Decline and Fall Profiled in Independent

The Independent newspaper (still publishing online) has profiled the BBC’s upcoming production of Waugh’s Decline and Fall. The article is written by Gerard Gilbert and contains much of the same material from cast and crew interviews as that appearing in the other papers. Gilbert does, however, express more skepticism than some of the others. This is based primarily on his disappointment with the BBC’s adaptation of the P G Wodehouse Blandings stories which “only served to confirm for me that much can be lost between page and screen, especially humour so reliant on comic tone and use of language as Wodehouse and Waugh.” 

Gilbert also shares scriptwriter James Wood’s fears based on previous Waugh adaptations:

… as Wood points out, none of Waugh’s books have proved particularly attractive to television executives. “In my lifetime there has been a very famous Brideshead in the 1980s that people still talk about now, and the Sword of Honour trilogy was done with Daniel Craig and adapted by William Boyd. And that’s it. It’s not like the drama department where you get another Bleak House every 15 years – the kind of literary churn, Waugh is not part of that at all.” Perhaps part of the reason might be some of the attitudes and language in Decline and Fall would these days be problematic. 

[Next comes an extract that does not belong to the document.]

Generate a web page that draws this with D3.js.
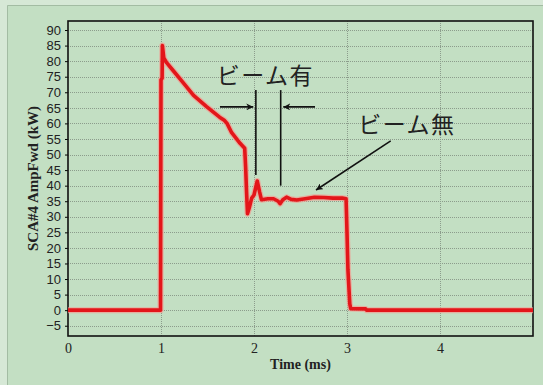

Gilbert recognizes that this production will be a challenge but thinks the carefully chosen cast as well as the experienced Wood (who has the comic series Rev to his credit) may be up to the task.

An unidentified blogger posting on the site Light on Dark Water (26 March 2017, “Sunday Night Journal”) decribes his experience with the Waugh adaptation that perhaps caused the greatest disappointment, at least to Waugh himself. He downloaded The Loved One and watched it with some hesitation: 

Months went by and it remained unwatched. I was seriously considering deleting it but decided to give it a chance. So my wife and I watched it. When it was over, we said “Well, that was strange.” It was funny, but…I wasn’t quite sure what I thought of it, and whether I wanted to recommend it to anyone else. I thought I might watch it again, so instead of deleting it I left it there. Another six months or so went by, and a couple of weeks ago I watched it again. This time I said again, “Well, that was strange.” But it’s also very funny, in a monstrous kind of way. And yes, it is good, quite good on the whole, and so I do recommend it to anyone who likes Waugh.

The blogger goes on to explain that after the first viewing he had reread the book fairly carefully. This made it possible to understand that the adaptation often followed the book, even down to copying the some of the dialogue directly, but then went well beyond it with the plotline in which the Whispering Glades cemetery is to be redeveloped into a shopping mall or something similar after the “loved ones” are disinterred and launched into space. It sounds funnier than it is, but the blogger concludes:

And it all ties together: Glenworthy’s machinations [to redevelop the cemetery] are not an extraneous subplot but are directly connected to the triangle…My only serious reservation is with the treatment of Joyboy’s home life, and his mother. She’s barely present in the book, and seems at worst to do a lot of complaining. The filmmakers chose to make her something of a monster, an enormously fat woman with repulsive habits, and to give the relationship between her and her son a pathological twist. Those scenes are off-putting to say the least, and almost enough to make me dis-recommend the film. So be warned about that, but if you like Waugh and have a taste for black humor in general, have a go at The Loved One.

There are also more postings on the Decline and Fall adaptation. The BT.com site has some background material on Waugh and the novel (“Five things you didn’t know about Evelyn Waugh”). The first episode is favorably previewed on The National Student:

The script is updated and brilliant, featuring some great contemporary references…has the ability to embed you in the world of Waugh. Costumes and locations work seamlessly together, making the programme feel strangely like a period drama. Period comedies are a rarer breed at the moment, so this is welcome… a long overdue adaptation, but the first episode is slightly let down by a slight stagnancy that plagues it. … around 40 minutes in I found myself checking my watch and growing slightly restless. It picked up the pace not long after, but the action of the last few minutes felt rushed after a much slower 20 minutes.